• **Your goal**
Filter for the word "matplotlib" and keep each matching line.
** START OF Dataset content **
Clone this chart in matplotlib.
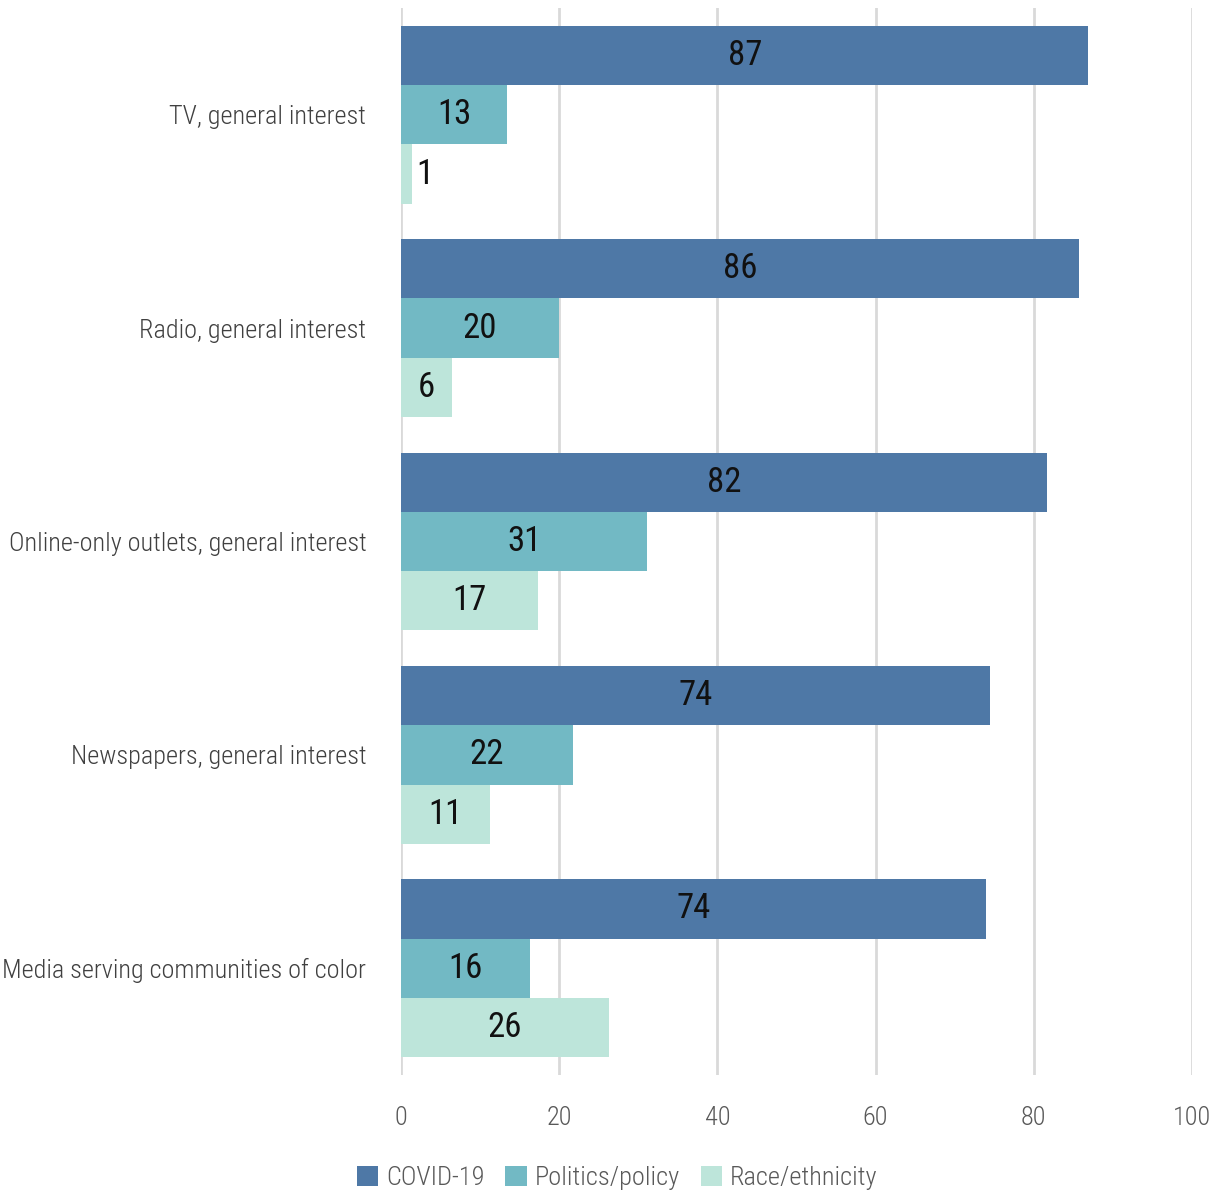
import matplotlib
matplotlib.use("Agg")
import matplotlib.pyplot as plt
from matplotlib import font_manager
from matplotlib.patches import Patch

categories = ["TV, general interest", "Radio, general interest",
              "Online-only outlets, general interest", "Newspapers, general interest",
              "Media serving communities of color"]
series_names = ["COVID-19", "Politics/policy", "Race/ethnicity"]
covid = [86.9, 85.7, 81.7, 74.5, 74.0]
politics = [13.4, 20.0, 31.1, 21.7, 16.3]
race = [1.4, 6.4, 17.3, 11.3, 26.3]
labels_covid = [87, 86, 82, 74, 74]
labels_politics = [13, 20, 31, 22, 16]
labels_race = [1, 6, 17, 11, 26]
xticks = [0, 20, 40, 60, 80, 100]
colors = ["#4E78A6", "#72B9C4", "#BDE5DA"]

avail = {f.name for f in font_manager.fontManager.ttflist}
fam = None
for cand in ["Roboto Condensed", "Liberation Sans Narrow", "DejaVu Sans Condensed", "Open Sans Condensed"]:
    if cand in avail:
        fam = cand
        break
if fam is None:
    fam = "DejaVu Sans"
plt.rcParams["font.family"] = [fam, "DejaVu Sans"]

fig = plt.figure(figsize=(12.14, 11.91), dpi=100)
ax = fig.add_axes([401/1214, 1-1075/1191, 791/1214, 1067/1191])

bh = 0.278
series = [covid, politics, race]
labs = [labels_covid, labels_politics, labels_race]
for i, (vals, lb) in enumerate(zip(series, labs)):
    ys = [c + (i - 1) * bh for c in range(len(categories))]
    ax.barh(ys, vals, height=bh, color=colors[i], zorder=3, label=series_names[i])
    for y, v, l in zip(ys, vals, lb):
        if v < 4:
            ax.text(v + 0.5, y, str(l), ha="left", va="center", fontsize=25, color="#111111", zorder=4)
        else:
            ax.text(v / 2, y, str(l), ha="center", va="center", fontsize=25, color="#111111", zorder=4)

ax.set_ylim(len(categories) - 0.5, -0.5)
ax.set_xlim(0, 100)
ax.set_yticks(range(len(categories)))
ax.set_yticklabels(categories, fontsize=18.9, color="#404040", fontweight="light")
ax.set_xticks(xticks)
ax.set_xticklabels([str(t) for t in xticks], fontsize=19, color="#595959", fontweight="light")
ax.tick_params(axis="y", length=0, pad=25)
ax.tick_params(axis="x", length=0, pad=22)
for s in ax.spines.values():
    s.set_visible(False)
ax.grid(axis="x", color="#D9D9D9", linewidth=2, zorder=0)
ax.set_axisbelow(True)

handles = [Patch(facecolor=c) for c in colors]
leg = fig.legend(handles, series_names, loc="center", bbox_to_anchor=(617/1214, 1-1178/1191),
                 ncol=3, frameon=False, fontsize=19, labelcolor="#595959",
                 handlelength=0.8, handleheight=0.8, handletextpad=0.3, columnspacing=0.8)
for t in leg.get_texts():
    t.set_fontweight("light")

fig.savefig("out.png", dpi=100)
** END OF Dataset content **
• **Answer to this task**
Clone this chart in matplotlib.
import matplotlib
matplotlib.use("Agg")
import matplotlib.pyplot as plt
from matplotlib import font_manager
from matplotlib.patches import Patch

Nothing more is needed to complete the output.